**Short exercise**: Where the data below has the string "drawn", return the whole line.

**The input**:
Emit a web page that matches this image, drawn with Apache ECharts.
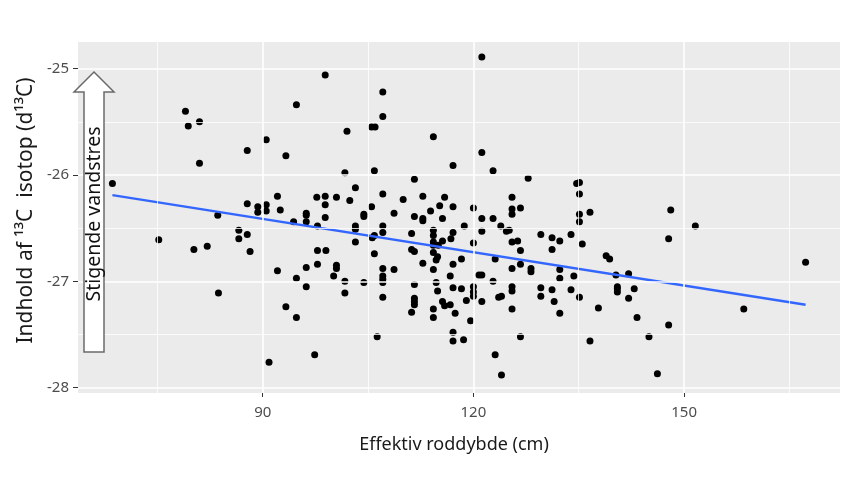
<!DOCTYPE html>
<html>
<head>
<meta charset="utf-8">
<script src="https://cdn.jsdelivr.net/npm/echarts@6/dist/echarts.min.js"></script>
<style>html,body{margin:0;padding:0;background:#fff}#c{width:850px;height:478px}</style>
</head>
<body>
<div id="c"></div>
<script>
// Effektiv roddybde (cm)
const xValues = [
79.0,79.4,81.0,87.8,81.0,68.6,87.8,89.3,89.3,83.6,75.2,80.2,82.1,86.6,86.6,87.8,88.2,83.7,
98.9,107.1,94.8,107.1,102.0,105.5,106.0,114.3,90.5,93.3,101.7,105.9,111.6,103.2,92.1,97.7,98.9,100.5,98.9,102.4,107.1,110.0,112.8,105.5,90.5,90.5,92.5,96.2,96.2,98.9,104.4,104.4,108.7,111.6,113.9,112.8,115.2,
94.4,96.2,97.8,103.2,103.2,103.2,107.1,107.1,112.8,111.2,114.3,114.3,114.3,114.3,105.9,105.6,97.8,99.0,105.9,111.2,111.6,114.3,115.0,96.2,97.8,100.5,100.5,92.1,100.1,94.8,96.2,101.7,101.7,104.4,107.1,107.1,107.1,107.1,108.7,107.1,112.8,114.3,114.7,114.7,114.9,111.6,111.6,111.6,111.6,111.2,114.3,114.3,93.3,94.8,106.3,97.4,90.9,
121.2,121.2,117.1,122.8,127.8,134.7,135.1,135.1,115.9,117.1,120.0,125.5,125.5,126.7,125.5,135.1,136.6,
115.6,118.7,121.2,122.8,123.9,125.1,124.7,135.1,117.1,116.8,115.6,121.2,120.0,125.5,126.3,126.7,129.6,131.2,132.3,133.9,131.2,135.5,114.9,118.3,117.1,123.1,116.7,120.8,121.2,125.5,126.7,128.2,128.2,132.3,132.3,134.3,138.9,139.4,140.3,117.1,118.3,120.0,120.0,120.0,122.8,125.5,125.5,129.6,129.6,131.2,133.9,135.1,123.6,124.0,119.0,121.2,115.6,115.9,116.7,117.4,125.5,131.5,132.3,137.8,119.6,117.1,117.1,118.6,126.7,136.6,123.1,124.0,
148.1,151.6,147.8,142.1,140.5,140.5,140.5,142.9,142.1,143.3,147.8,145.0,146.2,158.5,167.3
];
// Indhold af 13C isotop
const yValues = [
-25.40,-25.54,-25.50,-25.77,-25.89,-26.08,-26.27,-26.30,-26.35,-26.38,-26.61,-26.70,-26.67,-26.52,-26.60,-26.56,-26.72,-27.11,
-25.06,-25.22,-25.34,-25.45,-25.59,-25.55,-25.55,-25.64,-25.67,-25.82,-25.98,-25.96,-26.04,-26.12,-26.20,-26.21,-26.20,-26.21,-26.28,-26.24,-26.18,-26.23,-26.20,-26.30,-26.28,-26.34,-26.33,-26.36,-26.38,-26.40,-26.37,-26.39,-26.36,-26.39,-26.34,-26.41,-26.29,
-26.44,-26.44,-26.48,-26.48,-26.51,-26.63,-26.48,-26.54,-26.43,-26.55,-26.52,-26.57,-26.63,-26.66,-26.57,-26.59,-26.71,-26.71,-26.74,-26.70,-26.72,-26.73,-26.66,-26.87,-26.84,-26.85,-26.88,-26.90,-26.95,-26.97,-27.05,-27.00,-27.11,-27.01,-26.88,-26.95,-26.98,-27.01,-26.89,-27.15,-26.83,-26.89,-26.80,-27.01,-27.09,-27.03,-27.16,-27.19,-27.22,-27.29,-27.26,-27.34,-27.24,-27.34,-27.52,-27.69,-27.76,
-24.89,-25.79,-25.91,-25.96,-26.03,-26.08,-26.07,-26.18,-26.21,-26.30,-26.31,-26.21,-26.32,-26.31,-26.37,-26.37,-26.35,
-26.41,-26.48,-26.41,-26.41,-26.48,-26.52,-26.53,-26.44,-26.54,-26.60,-26.62,-26.53,-26.64,-26.63,-26.62,-26.71,-26.56,-26.59,-26.62,-26.56,-26.70,-26.65,-26.77,-26.79,-26.84,-26.79,-26.95,-26.94,-26.94,-26.88,-26.84,-26.88,-26.91,-26.89,-26.97,-26.95,-26.76,-26.79,-26.94,-27.06,-27.07,-27.05,-27.10,-27.14,-27.00,-27.05,-27.09,-27.06,-27.14,-27.08,-27.08,-27.15,-27.15,-27.14,-27.18,-27.19,-27.19,-27.23,-27.22,-27.30,-27.26,-27.19,-27.30,-27.25,-27.37,-27.48,-27.56,-27.55,-27.52,-27.56,-27.69,-27.88,
-26.33,-26.48,-26.60,-26.93,-27.05,-27.07,-27.10,-27.07,-27.16,-27.34,-27.41,-27.52,-27.87,-27.26,-26.82
];
// fitted trend line endpoints
const fitX = [68.6, 167.3];
const fitY = [-26.19, -27.22];
// ticks
const xTicks = [90, 120, 150];
const xMinorTicks = [75, 105, 135, 165];
const yTicks = [-28, -27, -26, -25];
const yMinorTicks = [-27.5, -26.5, -25.5];
const xRange = [63.7, 172.2];
const yRange = [-28.05, -24.75];
const xTitle = 'Effektiv roddybde (cm)';
const yTitle = 'Indhold af \u00B9\u00B3C  isotop (d\u00B9\u00B3C)';
const arrowText = 'Stigende vandstres';

const font = '"Noto Sans", "Open Sans", sans-serif';
const points = xValues.map((x, i) => [x, yValues[i]]);
const fitLine = fitX.map((x, i) => [x, fitY[i]]);

const gridLines = [];
xMinorTicks.forEach(v => gridLines.push({xAxis: v, lineStyle: {width: 0.8}}));
yMinorTicks.forEach(v => gridLines.push({yAxis: v, lineStyle: {width: 0.8}}));
xTicks.forEach(v => gridLines.push({xAxis: v, lineStyle: {width: 1.6}}));
yTicks.forEach(v => gridLines.push({yAxis: v, lineStyle: {width: 1.6}}));

const chart = echarts.init(document.getElementById('c'), null, {renderer: 'canvas'});
chart.setOption({
  animation: false,
  backgroundColor: '#ffffff',
  grid: {left: 78, top: 42, width: 762, height: 351, show: true, backgroundColor: '#EBEBEB', borderWidth: 0},
  xAxis: {
    type: 'value', min: xRange[0], max: xRange[1],
    name: xTitle, nameLocation: 'middle', nameGap: 43,
    nameTextStyle: {fontFamily: font, fontSize: 18, color: '#1a1a1a', padding: [0, 10, 0, 0]},
    axisLine: {show: false},
    axisTick: {show: true, length: 4, customValues: xTicks, lineStyle: {color: '#333', width: 1}},
    axisLabel: {customValues: xTicks, margin: 12, fontFamily: font, fontSize: 15, color: '#4d4d4d'},
    splitLine: {show: false}
  },
  yAxis: {
    type: 'value', min: yRange[0], max: yRange[1],
    name: yTitle, nameLocation: 'middle', nameGap: 38, nameRotate: 90,
    nameTextStyle: {fontFamily: font, fontSize: 21, color: '#1a1a1a', padding: [0, 0, 0, 14]},
    axisLine: {show: false},
    axisTick: {show: true, length: 5, customValues: yTicks, lineStyle: {color: '#333', width: 1}},
    axisLabel: {customValues: yTicks, margin: 9, fontFamily: font, fontSize: 15, color: '#4d4d4d'},
    splitLine: {show: false}
  },
  series: [
    {
      type: 'line', data: [], z: 1, silent: true,
      markLine: {silent: true, symbol: 'none', label: {show: false}, animation: false,
        lineStyle: {color: '#ffffff', type: 'solid'}, data: gridLines}
    },
    {
      type: 'scatter', data: points, symbol: 'circle', symbolSize: 7, z: 3,
      itemStyle: {color: '#000000', opacity: 1}
    },
    {
      type: 'line', data: fitLine, symbol: 'none', z: 4,
      lineStyle: {color: '#3366FF', width: 2.4}
    }
  ],
  graphic: [
    {
      type: 'polygon', z: 100,
      shape: {points: [[94, 72], [114, 92], [104, 92], [104, 352], [84, 352], [84, 92], [74, 92]]},
      style: {fill: '#ffffff', stroke: '#6b6b6b', lineWidth: 1.5}
    },
    {
      type: 'text', z: 101, x: 94, y: 214, rotation: Math.PI / 2,
      style: {text: arrowText, fontFamily: font, fontSize: 19.5, fill: '#111',
        align: 'center', verticalAlign: 'middle'}
    }
  ]
});
</script>
</body>
</html>
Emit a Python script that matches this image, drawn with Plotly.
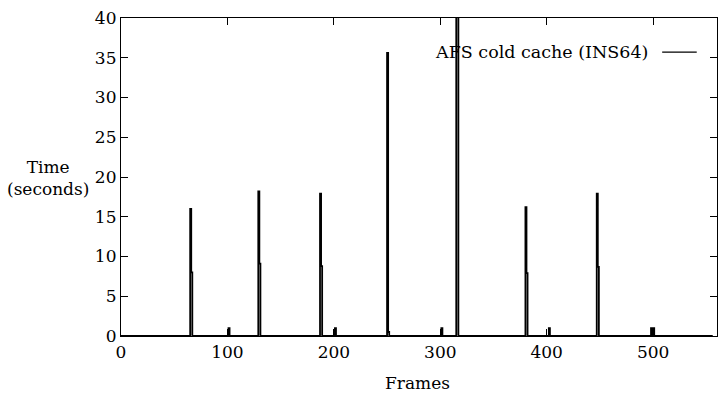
import plotly.graph_objects as go

# Frame numbers and reconstruction times (seconds)
frames = [0,
          64, 65, 66, 67,
          100, 101, 102,
          128, 129, 130, 131,
          186, 187, 188, 189,
          200, 201, 202,
          249, 250, 251, 252,
          300, 301, 302,
          314, 315, 316, 317,
          379, 380, 381, 382,
          401, 402, 403,
          446, 447, 448, 449,
          497, 498, 499, 500, 501, 502,
          556]
times = [0,
         0, 16.0, 8.0, 0,
         0, 1.0, 0,
         0, 18.2, 9.1, 0,
         0, 17.9, 8.8, 0,
         0, 1.0, 0,
         0, 35.6, 0.5, 0,
         0, 1.0, 0,
         0, 42.0, 41.0, 0,
         0, 16.2, 7.9, 0,
         0, 1.0, 0,
         0, 17.9, 8.7, 0,
         0, 1.0, 0, 1.0, 0, 0,
         0]

series_name = "AFS cold cache (INS64)"
x_ticks = [0, 100, 200, 300, 400, 500]
y_ticks = [0, 5, 10, 15, 20, 25, 30, 35, 40]

FONT = "DejaVu Serif"
FS = 17

fig = go.Figure()
fig.add_trace(go.Scatter(x=frames, y=times, mode="lines", line_shape="hv",
                         line=dict(color="black", width=1.8),
                         name=series_name, showlegend=False, cliponaxis=True))

fig.update_layout(
    width=719, height=399,
    margin=dict(l=121, r=2, t=18, b=63),
    paper_bgcolor="white", plot_bgcolor="white",
    font=dict(family=FONT, size=FS, color="black"),
    xaxis=dict(range=[0, 560], tickvals=x_ticks, ticks="inside", ticklen=7,
               tickcolor="black", showline=True, linecolor="black", linewidth=1.2,
               mirror="ticks", showgrid=False, zeroline=False, automargin=False,
               ticklabeloverflow="allow",
               tickfont=dict(family=FONT, size=FS)),
    yaxis=dict(range=[0, 40], tickvals=y_ticks, ticks="inside", ticklen=7,
               tickcolor="black", showline=True, linecolor="black", linewidth=1.2,
               mirror="ticks", showgrid=False, zeroline=False, automargin=False,
               ticklabeloverflow="allow",
               tickfont=dict(family=FONT, size=FS)),
)

# Axis titles
fig.add_annotation(text="Frames", xref="paper", yref="paper", x=0.498, y=-0.148,
                   xanchor="center", yanchor="middle", showarrow=False,
                   font=dict(family=FONT, size=FS))
fig.add_annotation(text="Time<br>(seconds)", xref="paper", yref="paper",
                   x=-0.1225, y=0.497, xanchor="center", yanchor="middle",
                   align="center", showarrow=False,
                   font=dict(family=FONT, size=FS))

# Legend (text then line sample, gnuplot style)
fig.add_annotation(text=series_name, xref="paper", yref="paper",
                   x=0.8876, y=0.893, xanchor="right", yanchor="middle",
                   showarrow=False, font=dict(family=FONT, size=FS + 0.5))
fig.add_shape(type="line", xref="paper", yref="paper",
              x0=0.908, x1=0.966, y0=0.893, y1=0.893,
              line=dict(color="black", width=1.2))

fig.write_html("out.html", config={"displayModeBar": False},
               post_script="document.body.style.margin='0px';"
                           "document.body.style.overflow='hidden';")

**The reply**:
Emit a web page that matches this image, drawn with Apache ECharts.
Emit a Python script that matches this image, drawn with Plotly.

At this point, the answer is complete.